© JUNGE FREIHEIT Verlag GmbH & Co.  www.jungefreiheit.de    24/01 08. Juni 2001

 
Kolumne
Wendespiel
von Peter Sichrovsky

Die Grünen in Österreich haben ein neues Lieblingswort entdeckt: "autoritäre Wende". Damit beschreiben oder kritisieren sie praktisch jede Reform der neuen Regierung und erreichen damit zweierlei: Erstens bleibt es ihnen erspart, die verschiedenen Vorschläge inhaltlich zu kritisieren und brauchbare Alternativen vorzuschlagen. Und zweitens verbirgt sich dahinter der Vorwurf, den Staat werde angeblich von "nicht-autoritär" oder "anti-autoritär" zu "autoritär" gewendet, um die demokratischen Rechte der Bevölkerung einzuschränken.

Eigentlich eine tolle Methode: Ich vertusche damit den eigenen Mangel an Fantasie und Ideen und spiele mich außerdem noch als Verteidiger der Demokratie auf. Doch was wird hier verteidigt? Was ist die zu verteidigende Alternative zur "autoritären Wende"? Die Grünen definieren sich als eine linke Partei. Viele ihrer Anhänger sind nicht aus Umweltschutzorganisationen zu der Partei gestoßen, sondern aus Frustration über den Verlust der linken Wurzeln in der SPÖ. Fast alle dort Aktiven waren früher bei der KPÖ oder SPÖ oder einer der beiden nahestehenden Organisationen.

Im Denken dieser Aktiven galt vor allem der Begriff "anti-autoritär" für eine Erziehungsmethode, bei der die Eltern und Lehrer jeden Einfluß auf die Kinder aufgeben und stillschweigend hoffen, daß sich der Nachwuchs langsam, aber sicher entwickelt. Andere Grüne kommen aus einer links-linken politischen Heimat, für die der Kommunismus eine humanitäre Errungenschaft war, wie sich einst der Grüne EU-Abgeordnete Voggenhuber im Parlament äußerte.

Das Gegenteil zu "autoritär" ist demnach bei den Grünen weit von dem Begriff Demokratie entfernt. Die einen verstehen darunter eine "Laisser-faire"-Handhabung der Regierungsgeschäfte, bei der jeder organisatorische Eingriff in die Gesellschaft gleichgesetzt wird mit der Einschränkung der persönlichen Freiheiten – wie zum Beispiel die Regelung einer Kreuzung mit einer Ampel. Die anderen erinnern sich bei dem Wort "autoritär" wahrscheinlich nur zu gut an diverse linken Diktaturen, die sie einfach nur vergaßen zu verurteilen.

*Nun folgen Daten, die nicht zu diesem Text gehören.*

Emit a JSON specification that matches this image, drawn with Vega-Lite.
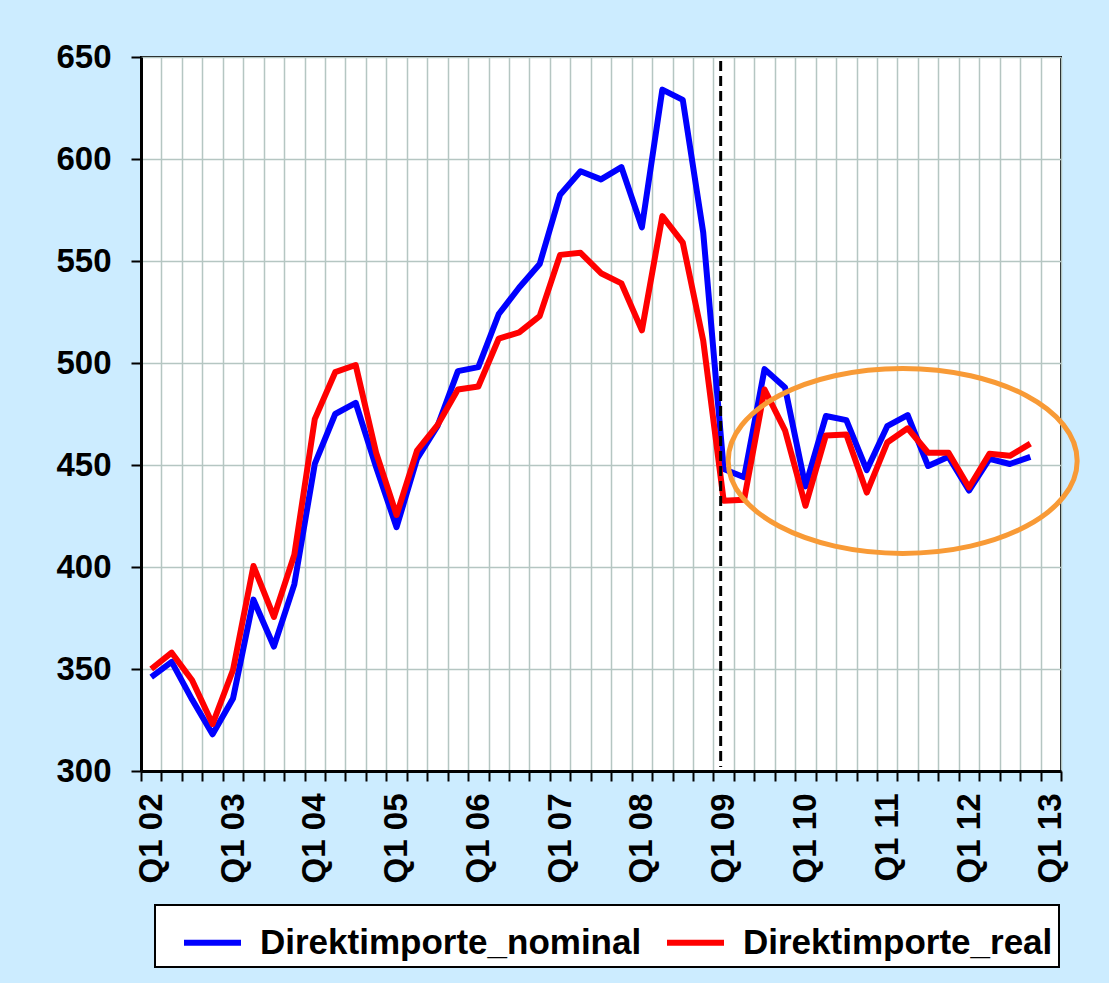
{
  "$schema": "https://vega.github.io/schema/vega-lite/v6.json",
  "autosize": {"type": "none"},
  "padding": {"left": 141, "top": 57, "right": 48, "bottom": 212},
  "width": 920,
  "height": 714,
  "background": "#CCECFF",
  "config": {
    "font": "Liberation Sans",
    "view": {"fill": "white", "stroke": "black", "strokeWidth": 2}
  },
  "datasets": {
    "series": [
      {"q": "Q1 02", "serie": "Direktimporte_nominal", "wert": 346},
      {"q": "Q2 02", "serie": "Direktimporte_nominal", "wert": 353.5},
      {"q": "Q3 02", "serie": "Direktimporte_nominal", "wert": 335},
      {"q": "Q4 02", "serie": "Direktimporte_nominal", "wert": 318},
      {"q": "Q1 03", "serie": "Direktimporte_nominal", "wert": 335.5},
      {"q": "Q2 03", "serie": "Direktimporte_nominal", "wert": 384},
      {"q": "Q3 03", "serie": "Direktimporte_nominal", "wert": 361},
      {"q": "Q4 03", "serie": "Direktimporte_nominal", "wert": 391.5},
      {"q": "Q1 04", "serie": "Direktimporte_nominal", "wert": 450.5},
      {"q": "Q2 04", "serie": "Direktimporte_nominal", "wert": 475},
      {"q": "Q3 04", "serie": "Direktimporte_nominal", "wert": 480.5},
      {"q": "Q4 04", "serie": "Direktimporte_nominal", "wert": 449},
      {"q": "Q1 05", "serie": "Direktimporte_nominal", "wert": 419.5},
      {"q": "Q2 05", "serie": "Direktimporte_nominal", "wert": 453},
      {"q": "Q3 05", "serie": "Direktimporte_nominal", "wert": 469},
      {"q": "Q4 05", "serie": "Direktimporte_nominal", "wert": 496},
      {"q": "Q1 06", "serie": "Direktimporte_nominal", "wert": 498},
      {"q": "Q2 06", "serie": "Direktimporte_nominal", "wert": 524},
      {"q": "Q3 06", "serie": "Direktimporte_nominal", "wert": 537},
      {"q": "Q4 06", "serie": "Direktimporte_nominal", "wert": 548.5},
      {"q": "Q1 07", "serie": "Direktimporte_nominal", "wert": 582.5},
      {"q": "Q2 07", "serie": "Direktimporte_nominal", "wert": 594},
      {"q": "Q3 07", "serie": "Direktimporte_nominal", "wert": 590},
      {"q": "Q4 07", "serie": "Direktimporte_nominal", "wert": 596},
      {"q": "Q1 08", "serie": "Direktimporte_nominal", "wert": 566.5},
      {"q": "Q2 08", "serie": "Direktimporte_nominal", "wert": 634},
      {"q": "Q3 08", "serie": "Direktimporte_nominal", "wert": 629},
      {"q": "Q4 08", "serie": "Direktimporte_nominal", "wert": 564},
      {"q": "Q1 09", "serie": "Direktimporte_nominal", "wert": 448},
      {"q": "Q2 09", "serie": "Direktimporte_nominal", "wert": 444},
      {"q": "Q3 09", "serie": "Direktimporte_nominal", "wert": 497},
      {"q": "Q4 09", "serie": "Direktimporte_nominal", "wert": 488},
      {"q": "Q1 10", "serie": "Direktimporte_nominal", "wert": 439.5},
      {"q": "Q2 10", "serie": "Direktimporte_nominal", "wert": 474},
      {"q": "Q3 10", "serie": "Direktimporte_nominal", "wert": 472},
      {"q": "Q4 10", "serie": "Direktimporte_nominal", "wert": 447.5},
      {"q": "Q1 11", "serie": "Direktimporte_nominal", "wert": 469},
      {"q": "Q2 11", "serie": "Direktimporte_nominal", "wert": 474.5},
      {"q": "Q3 11", "serie": "Direktimporte_nominal", "wert": 449.5},
      {"q": "Q4 11", "serie": "Direktimporte_nominal", "wert": 454},
      {"q": "Q1 12", "serie": "Direktimporte_nominal", "wert": 437.5},
      {"q": "Q2 12", "serie": "Direktimporte_nominal", "wert": 453},
      {"q": "Q3 12", "serie": "Direktimporte_nominal", "wert": 450.5},
      {"q": "Q4 12", "serie": "Direktimporte_nominal", "wert": 454},
      {"q": "Q1 02", "serie": "Direktimporte_real", "wert": 350},
      {"q": "Q2 02", "serie": "Direktimporte_real", "wert": 358},
      {"q": "Q3 02", "serie": "Direktimporte_real", "wert": 344.5},
      {"q": "Q4 02", "serie": "Direktimporte_real", "wert": 323},
      {"q": "Q1 03", "serie": "Direktimporte_real", "wert": 349.5},
      {"q": "Q2 03", "serie": "Direktimporte_real", "wert": 400.5},
      {"q": "Q3 03", "serie": "Direktimporte_real", "wert": 375.5},
      {"q": "Q4 03", "serie": "Direktimporte_real", "wert": 406},
      {"q": "Q1 04", "serie": "Direktimporte_real", "wert": 472.5},
      {"q": "Q2 04", "serie": "Direktimporte_real", "wert": 495.5},
      {"q": "Q3 04", "serie": "Direktimporte_real", "wert": 499},
      {"q": "Q4 04", "serie": "Direktimporte_real", "wert": 456},
      {"q": "Q1 05", "serie": "Direktimporte_real", "wert": 425.5},
      {"q": "Q2 05", "serie": "Direktimporte_real", "wert": 457},
      {"q": "Q3 05", "serie": "Direktimporte_real", "wert": 469.5},
      {"q": "Q4 05", "serie": "Direktimporte_real", "wert": 487},
      {"q": "Q1 06", "serie": "Direktimporte_real", "wert": 488.5},
      {"q": "Q2 06", "serie": "Direktimporte_real", "wert": 512},
      {"q": "Q3 06", "serie": "Direktimporte_real", "wert": 515},
      {"q": "Q4 06", "serie": "Direktimporte_real", "wert": 523},
      {"q": "Q1 07", "serie": "Direktimporte_real", "wert": 553},
      {"q": "Q2 07", "serie": "Direktimporte_real", "wert": 554},
      {"q": "Q3 07", "serie": "Direktimporte_real", "wert": 544},
      {"q": "Q4 07", "serie": "Direktimporte_real", "wert": 539},
      {"q": "Q1 08", "serie": "Direktimporte_real", "wert": 516},
      {"q": "Q2 08", "serie": "Direktimporte_real", "wert": 572},
      {"q": "Q3 08", "serie": "Direktimporte_real", "wert": 559},
      {"q": "Q4 08", "serie": "Direktimporte_real", "wert": 511},
      {"q": "Q1 09", "serie": "Direktimporte_real", "wert": 432.5},
      {"q": "Q2 09", "serie": "Direktimporte_real", "wert": 433},
      {"q": "Q3 09", "serie": "Direktimporte_real", "wert": 487},
      {"q": "Q4 09", "serie": "Direktimporte_real", "wert": 467},
      {"q": "Q1 10", "serie": "Direktimporte_real", "wert": 430},
      {"q": "Q2 10", "serie": "Direktimporte_real", "wert": 464.5},
      {"q": "Q3 10", "serie": "Direktimporte_real", "wert": 465},
      {"q": "Q4 10", "serie": "Direktimporte_real", "wert": 436.5},
      {"q": "Q1 11", "serie": "Direktimporte_real", "wert": 461},
      {"q": "Q2 11", "serie": "Direktimporte_real", "wert": 468},
      {"q": "Q3 11", "serie": "Direktimporte_real", "wert": 456},
      {"q": "Q4 11", "serie": "Direktimporte_real", "wert": 456},
      {"q": "Q1 12", "serie": "Direktimporte_real", "wert": 439},
      {"q": "Q2 12", "serie": "Direktimporte_real", "wert": 455.5},
      {"q": "Q3 12", "serie": "Direktimporte_real", "wert": 454.5},
      {"q": "Q4 12", "serie": "Direktimporte_real", "wert": 460.5}
    ],
    "marker": [{"q": "Q1 09"}],
    "kreis": [{"q": "Q2 11", "wert": 452}]
  },
  "encoding": {
    "x": {
      "field": "q",
      "type": "ordinal",
      "sort": null,
      "scale": {
        "type": "band",
        "paddingInner": 0,
        "paddingOuter": 0,
        "domain": ["Q1 02","Q2 02","Q3 02","Q4 02","Q1 03","Q2 03","Q3 03","Q4 03","Q1 04","Q2 04","Q3 04","Q4 04","Q1 05","Q2 05","Q3 05","Q4 05","Q1 06","Q2 06","Q3 06","Q4 06","Q1 07","Q2 07","Q3 07","Q4 07","Q1 08","Q2 08","Q3 08","Q4 08","Q1 09","Q2 09","Q3 09","Q4 09","Q1 10","Q2 10","Q3 10","Q4 10","Q1 11","Q2 11","Q3 11","Q4 11","Q1 12","Q2 12","Q3 12","Q4 12","Q1 13"]
      },
      "axis": {
        "title": null,
        "tickBand": "extent",
        "grid": true,
        "gridColor": "#B5C6C2",
        "gridWidth": 1.5,
        "domainColor": "black",
        "domainWidth": 3,
        "tickColor": "black",
        "tickWidth": 2,
        "tickSize": 10,
        "labelAngle": -90,
        "labelAlign": "right",
        "labelBaseline": "middle",
        "labelPadding": 12,
        "labelFont": "Liberation Sans",
        "labelFontSize": 33,
        "labelFontWeight": "bold",
        "labelColor": "black",
        "labelOverlap": false,
        "labelExpr": "slice(datum.label, 0, 2) == 'Q1' ? datum.label : ''"
      }
    }
  },
  "layer": [
    {
      "data": {"name": "series"},
      "mark": {"type": "line", "strokeWidth": 6, "strokeJoin": "round"},
      "encoding": {
        "y": {
          "field": "wert",
          "type": "quantitative",
          "scale": {"domain": [300, 650], "nice": false, "zero": false},
          "axis": {
            "title": null,
            "values": [300, 350, 400, 450, 500, 550, 600, 650],
            "grid": true,
            "gridColor": "#B5C6C2",
            "gridWidth": 1.5,
            "domainColor": "black",
            "domainWidth": 3,
            "tickColor": "black",
            "tickWidth": 2,
            "tickSize": 10,
            "labelPadding": 20,
            "labelFont": "Liberation Sans",
            "labelFontSize": 33,
            "labelFontWeight": "bold",
            "labelColor": "black"
          }
        },
        "color": {
          "field": "serie",
          "type": "nominal",
          "scale": {"domain": ["Direktimporte_nominal", "Direktimporte_real"], "range": ["#0000FF", "#FF0000"]},
          "legend": {
            "title": null,
            "orient": "none",
            "direction": "horizontal",
            "legendX": 14,
            "legendY": 848,
            "fillColor": "white",
            "strokeColor": "black",
            "padding": 6,
            "symbolType": "stroke",
            "symbolSize": 3249,
            "symbolStrokeWidth": 6,
            "symbolOffset": 20,
            "labelFont": "Liberation Sans",
            "labelFontSize": 35,
            "labelFontWeight": "bold",
            "labelColor": "black",
            "labelOffset": 16,
            "labelLimit": 600,
            "columnPadding": 2,
            "encode": {"legend": {"update": {"strokeWidth": {"value": 2}}}}
          }
        }
      }
    },
    {
      "data": {"name": "marker"},
      "mark": {"type": "rule", "color": "black", "strokeWidth": 3, "strokeDash": [10, 5], "xOffset": -3},
      "encoding": {
        "y": {"datum": 648, "type": "quantitative"},
        "y2": {"datum": 302}
      }
    },
    {
      "data": {"name": "kreis"},
      "mark": {
        "type": "point",
        "shape": "M-1,0A1,0.53,0,1,1,1,0A1,0.53,0,1,1,-1,0Z",
        "size": 121800,
        "filled": false,
        "stroke": "#F89A36",
        "strokeWidth": 5,
        "opacity": 1,
        "xOffset": -5
      },
      "encoding": {
        "y": {"field": "wert", "type": "quantitative"}
      }
    }
  ]
}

Vielleicht können uns die Grünen einmal erklären, was sie mit der Warnung vor der "autoritären Wende" meinen? Wir können doch nicht immer nur von den Vergangenheiten der einzelnen grünen Politiker ausgehen, um diesen Begriff in die entsprechenden persönlichen Geschichte einzuordnen. Oder sollten wir das alles als Kompliment verstehen, daß nämlich die Reformen der FPÖ/ÖVP-Regierung von Autoritäten verantwortet werden, die der Wende die entsprechenden Professionalität verleihen?

 

Peter Sichrovsky ist Europaabgeordneter und für Außenpolitik zuständiger Generalsekretär der FPÖ.